◆ **Given material**:
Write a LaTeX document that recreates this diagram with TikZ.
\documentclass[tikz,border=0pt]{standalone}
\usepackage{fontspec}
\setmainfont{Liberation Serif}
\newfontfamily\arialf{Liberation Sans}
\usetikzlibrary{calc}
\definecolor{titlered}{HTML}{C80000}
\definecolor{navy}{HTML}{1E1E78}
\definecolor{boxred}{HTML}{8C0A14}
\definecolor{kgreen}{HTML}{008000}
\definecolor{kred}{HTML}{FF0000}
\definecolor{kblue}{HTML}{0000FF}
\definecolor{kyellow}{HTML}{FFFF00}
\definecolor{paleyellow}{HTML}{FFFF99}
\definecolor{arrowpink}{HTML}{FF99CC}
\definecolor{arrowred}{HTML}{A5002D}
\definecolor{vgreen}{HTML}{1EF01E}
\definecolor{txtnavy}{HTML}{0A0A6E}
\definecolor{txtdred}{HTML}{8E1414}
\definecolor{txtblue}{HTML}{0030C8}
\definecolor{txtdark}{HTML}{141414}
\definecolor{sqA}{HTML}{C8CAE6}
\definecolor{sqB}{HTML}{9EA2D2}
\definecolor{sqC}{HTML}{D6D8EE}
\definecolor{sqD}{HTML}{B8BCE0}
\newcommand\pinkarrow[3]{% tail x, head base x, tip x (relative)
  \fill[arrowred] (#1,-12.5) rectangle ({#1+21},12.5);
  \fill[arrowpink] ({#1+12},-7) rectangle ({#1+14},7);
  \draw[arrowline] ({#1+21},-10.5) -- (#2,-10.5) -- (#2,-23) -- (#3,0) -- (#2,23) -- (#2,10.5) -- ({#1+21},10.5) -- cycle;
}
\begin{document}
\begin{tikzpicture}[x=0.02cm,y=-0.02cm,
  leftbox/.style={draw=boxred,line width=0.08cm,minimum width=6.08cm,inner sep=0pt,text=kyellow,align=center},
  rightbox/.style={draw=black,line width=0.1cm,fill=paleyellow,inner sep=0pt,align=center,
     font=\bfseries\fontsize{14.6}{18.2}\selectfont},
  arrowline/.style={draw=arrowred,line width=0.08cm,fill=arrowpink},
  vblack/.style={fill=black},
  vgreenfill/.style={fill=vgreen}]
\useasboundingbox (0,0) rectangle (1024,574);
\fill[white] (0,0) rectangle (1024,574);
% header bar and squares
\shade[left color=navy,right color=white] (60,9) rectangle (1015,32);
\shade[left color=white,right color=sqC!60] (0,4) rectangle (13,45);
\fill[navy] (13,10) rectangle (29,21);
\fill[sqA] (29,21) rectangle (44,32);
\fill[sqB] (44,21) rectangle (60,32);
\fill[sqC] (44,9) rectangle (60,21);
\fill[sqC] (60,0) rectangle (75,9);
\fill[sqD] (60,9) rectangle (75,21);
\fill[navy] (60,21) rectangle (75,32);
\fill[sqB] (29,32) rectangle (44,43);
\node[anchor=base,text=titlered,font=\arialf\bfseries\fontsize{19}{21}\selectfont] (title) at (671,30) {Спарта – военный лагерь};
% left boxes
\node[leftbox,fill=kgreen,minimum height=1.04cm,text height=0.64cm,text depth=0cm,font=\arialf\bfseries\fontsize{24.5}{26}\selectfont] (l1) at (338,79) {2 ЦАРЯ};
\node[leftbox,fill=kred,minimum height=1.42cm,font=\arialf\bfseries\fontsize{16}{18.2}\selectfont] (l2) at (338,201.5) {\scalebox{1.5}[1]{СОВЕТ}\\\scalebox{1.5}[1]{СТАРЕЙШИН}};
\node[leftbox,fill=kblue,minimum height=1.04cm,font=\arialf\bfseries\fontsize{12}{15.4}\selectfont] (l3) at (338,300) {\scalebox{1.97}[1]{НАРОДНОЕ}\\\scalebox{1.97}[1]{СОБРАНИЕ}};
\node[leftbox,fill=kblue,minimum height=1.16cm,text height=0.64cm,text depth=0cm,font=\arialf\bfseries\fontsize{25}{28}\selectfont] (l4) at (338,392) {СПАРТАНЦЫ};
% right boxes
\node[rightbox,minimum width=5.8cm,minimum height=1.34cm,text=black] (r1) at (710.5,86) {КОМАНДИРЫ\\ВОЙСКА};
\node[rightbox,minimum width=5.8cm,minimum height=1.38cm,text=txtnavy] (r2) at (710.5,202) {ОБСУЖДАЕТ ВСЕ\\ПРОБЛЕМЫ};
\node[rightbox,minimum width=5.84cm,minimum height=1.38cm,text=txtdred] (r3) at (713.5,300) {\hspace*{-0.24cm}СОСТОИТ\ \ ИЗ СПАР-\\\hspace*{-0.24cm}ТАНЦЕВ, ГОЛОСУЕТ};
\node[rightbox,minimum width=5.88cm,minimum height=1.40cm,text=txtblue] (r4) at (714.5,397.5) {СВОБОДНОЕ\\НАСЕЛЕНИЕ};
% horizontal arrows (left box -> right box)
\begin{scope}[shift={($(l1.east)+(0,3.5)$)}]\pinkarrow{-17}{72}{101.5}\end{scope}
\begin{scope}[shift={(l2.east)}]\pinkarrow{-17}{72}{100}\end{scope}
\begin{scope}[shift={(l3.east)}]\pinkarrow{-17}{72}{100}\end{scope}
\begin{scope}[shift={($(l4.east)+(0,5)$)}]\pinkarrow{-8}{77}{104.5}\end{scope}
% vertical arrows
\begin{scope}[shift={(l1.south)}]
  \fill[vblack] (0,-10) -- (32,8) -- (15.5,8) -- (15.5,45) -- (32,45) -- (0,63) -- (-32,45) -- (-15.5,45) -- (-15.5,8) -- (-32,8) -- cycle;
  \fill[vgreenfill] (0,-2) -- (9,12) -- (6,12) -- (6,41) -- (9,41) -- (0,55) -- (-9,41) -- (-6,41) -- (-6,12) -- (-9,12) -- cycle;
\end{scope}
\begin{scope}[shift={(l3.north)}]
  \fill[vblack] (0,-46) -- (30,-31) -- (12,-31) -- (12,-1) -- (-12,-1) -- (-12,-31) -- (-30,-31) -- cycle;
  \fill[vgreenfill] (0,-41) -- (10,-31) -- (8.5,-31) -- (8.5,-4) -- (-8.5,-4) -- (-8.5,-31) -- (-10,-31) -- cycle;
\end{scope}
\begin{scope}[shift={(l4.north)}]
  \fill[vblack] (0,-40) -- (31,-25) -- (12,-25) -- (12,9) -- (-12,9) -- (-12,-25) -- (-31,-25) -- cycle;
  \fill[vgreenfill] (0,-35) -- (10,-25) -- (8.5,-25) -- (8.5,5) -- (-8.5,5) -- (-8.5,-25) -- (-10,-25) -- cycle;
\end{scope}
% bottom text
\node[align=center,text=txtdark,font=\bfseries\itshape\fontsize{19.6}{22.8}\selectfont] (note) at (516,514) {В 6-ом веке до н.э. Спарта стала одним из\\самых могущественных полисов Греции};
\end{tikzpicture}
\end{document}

◆ **Short exercise**:
Copy out the data shown above without altering anything.

◆ **The reply**:
Write a LaTeX document that recreates this diagram with TikZ.
\documentclass[tikz,border=0pt]{standalone}
\usepackage{fontspec}
\setmainfont{Liberation Serif}
\newfontfamily\arialf{Liberation Sans}
\usetikzlibrary{calc}
\definecolor{titlered}{HTML}{C80000}
\definecolor{navy}{HTML}{1E1E78}
\definecolor{boxred}{HTML}{8C0A14}
\definecolor{kgreen}{HTML}{008000}
\definecolor{kred}{HTML}{FF0000}
\definecolor{kblue}{HTML}{0000FF}
\definecolor{kyellow}{HTML}{FFFF00}
\definecolor{paleyellow}{HTML}{FFFF99}
\definecolor{arrowpink}{HTML}{FF99CC}
\definecolor{arrowred}{HTML}{A5002D}
\definecolor{vgreen}{HTML}{1EF01E}
\definecolor{txtnavy}{HTML}{0A0A6E}
\definecolor{txtdred}{HTML}{8E1414}
\definecolor{txtblue}{HTML}{0030C8}
\definecolor{txtdark}{HTML}{141414}
\definecolor{sqA}{HTML}{C8CAE6}
\definecolor{sqB}{HTML}{9EA2D2}
\definecolor{sqC}{HTML}{D6D8EE}
\definecolor{sqD}{HTML}{B8BCE0}
\newcommand\pinkarrow[3]{% tail x, head base x, tip x (relative)
  \fill[arrowred] (#1,-12.5) rectangle ({#1+21},12.5);
  \fill[arrowpink] ({#1+12},-7) rectangle ({#1+14},7);
  \draw[arrowline] ({#1+21},-10.5) -- (#2,-10.5) -- (#2,-23) -- (#3,0) -- (#2,23) -- (#2,10.5) -- ({#1+21},10.5) -- cycle;
}
\begin{document}
\begin{tikzpicture}[x=0.02cm,y=-0.02cm,
  leftbox/.style={draw=boxred,line width=0.08cm,minimum width=6.08cm,inner sep=0pt,text=kyellow,align=center},
  rightbox/.style={draw=black,line width=0.1cm,fill=paleyellow,inner sep=0pt,align=center,
     font=\bfseries\fontsize{14.6}{18.2}\selectfont},
  arrowline/.style={draw=arrowred,line width=0.08cm,fill=arrowpink},
  vblack/.style={fill=black},
  vgreenfill/.style={fill=vgreen}]
\useasboundingbox (0,0) rectangle (1024,574);
\fill[white] (0,0) rectangle (1024,574);
% header bar and squares
\shade[left color=navy,right color=white] (60,9) rectangle (1015,32);
\shade[left color=white,right color=sqC!60] (0,4) rectangle (13,45);
\fill[navy] (13,10) rectangle (29,21);
\fill[sqA] (29,21) rectangle (44,32);
\fill[sqB] (44,21) rectangle (60,32);
\fill[sqC] (44,9) rectangle (60,21);
\fill[sqC] (60,0) rectangle (75,9);
\fill[sqD] (60,9) rectangle (75,21);
\fill[navy] (60,21) rectangle (75,32);
\fill[sqB] (29,32) rectangle (44,43);
\node[anchor=base,text=titlered,font=\arialf\bfseries\fontsize{19}{21}\selectfont] (title) at (671,30) {Спарта – военный лагерь};
% left boxes
\node[leftbox,fill=kgreen,minimum height=1.04cm,text height=0.64cm,text depth=0cm,font=\arialf\bfseries\fontsize{24.5}{26}\selectfont] (l1) at (338,79) {2 ЦАРЯ};
\node[leftbox,fill=kred,minimum height=1.42cm,font=\arialf\bfseries\fontsize{16}{18.2}\selectfont] (l2) at (338,201.5) {\scalebox{1.5}[1]{СОВЕТ}\\\scalebox{1.5}[1]{СТАРЕЙШИН}};
\node[leftbox,fill=kblue,minimum height=1.04cm,font=\arialf\bfseries\fontsize{12}{15.4}\selectfont] (l3) at (338,300) {\scalebox{1.97}[1]{НАРОДНОЕ}\\\scalebox{1.97}[1]{СОБРАНИЕ}};
\node[leftbox,fill=kblue,minimum height=1.16cm,text height=0.64cm,text depth=0cm,font=\arialf\bfseries\fontsize{25}{28}\selectfont] (l4) at (338,392) {СПАРТАНЦЫ};
% right boxes
\node[rightbox,minimum width=5.8cm,minimum height=1.34cm,text=black] (r1) at (710.5,86) {КОМАНДИРЫ\\ВОЙСКА};
\node[rightbox,minimum width=5.8cm,minimum height=1.38cm,text=txtnavy] (r2) at (710.5,202) {ОБСУЖДАЕТ ВСЕ\\ПРОБЛЕМЫ};
\node[rightbox,minimum width=5.84cm,minimum height=1.38cm,text=txtdred] (r3) at (713.5,300) {\hspace*{-0.24cm}СОСТОИТ\ \ ИЗ СПАР-\\\hspace*{-0.24cm}ТАНЦЕВ, ГОЛОСУЕТ};
\node[rightbox,minimum width=5.88cm,minimum height=1.40cm,text=txtblue] (r4) at (714.5,397.5) {СВОБОДНОЕ\\НАСЕЛЕНИЕ};
% horizontal arrows (left box -> right box)
\begin{scope}[shift={($(l1.east)+(0,3.5)$)}]\pinkarrow{-17}{72}{101.5}\end{scope}
\begin{scope}[shift={(l2.east)}]\pinkarrow{-17}{72}{100}\end{scope}
\begin{scope}[shift={(l3.east)}]\pinkarrow{-17}{72}{100}\end{scope}
\begin{scope}[shift={($(l4.east)+(0,5)$)}]\pinkarrow{-8}{77}{104.5}\end{scope}
% vertical arrows
\begin{scope}[shift={(l1.south)}]
  \fill[vblack] (0,-10) -- (32,8) -- (15.5,8) -- (15.5,45) -- (32,45) -- (0,63) -- (-32,45) -- (-15.5,45) -- (-15.5,8) -- (-32,8) -- cycle;
  \fill[vgreenfill] (0,-2) -- (9,12) -- (6,12) -- (6,41) -- (9,41) -- (0,55) -- (-9,41) -- (-6,41) -- (-6,12) -- (-9,12) -- cycle;
\end{scope}
\begin{scope}[shift={(l3.north)}]
  \fill[vblack] (0,-46) -- (30,-31) -- (12,-31) -- (12,-1) -- (-12,-1) -- (-12,-31) -- (-30,-31) -- cycle;
  \fill[vgreenfill] (0,-41) -- (10,-31) -- (8.5,-31) -- (8.5,-4) -- (-8.5,-4) -- (-8.5,-31) -- (-10,-31) -- cycle;
\end{scope}
\begin{scope}[shift={(l4.north)}]
  \fill[vblack] (0,-40) -- (31,-25) -- (12,-25) -- (12,9) -- (-12,9) -- (-12,-25) -- (-31,-25) -- cycle;
  \fill[vgreenfill] (0,-35) -- (10,-25) -- (8.5,-25) -- (8.5,5) -- (-8.5,5) -- (-8.5,-25) -- (-10,-25) -- cycle;
\end{scope}
% bottom text
\node[align=center,text=txtdark,font=\bfseries\itshape\fontsize{19.6}{22.8}\selectfont] (note) at (516,514) {В 6-ом веке до н.э. Спарта стала одним из\\самых могущественных полисов Греции};
\end{tikzpicture}
\end{document}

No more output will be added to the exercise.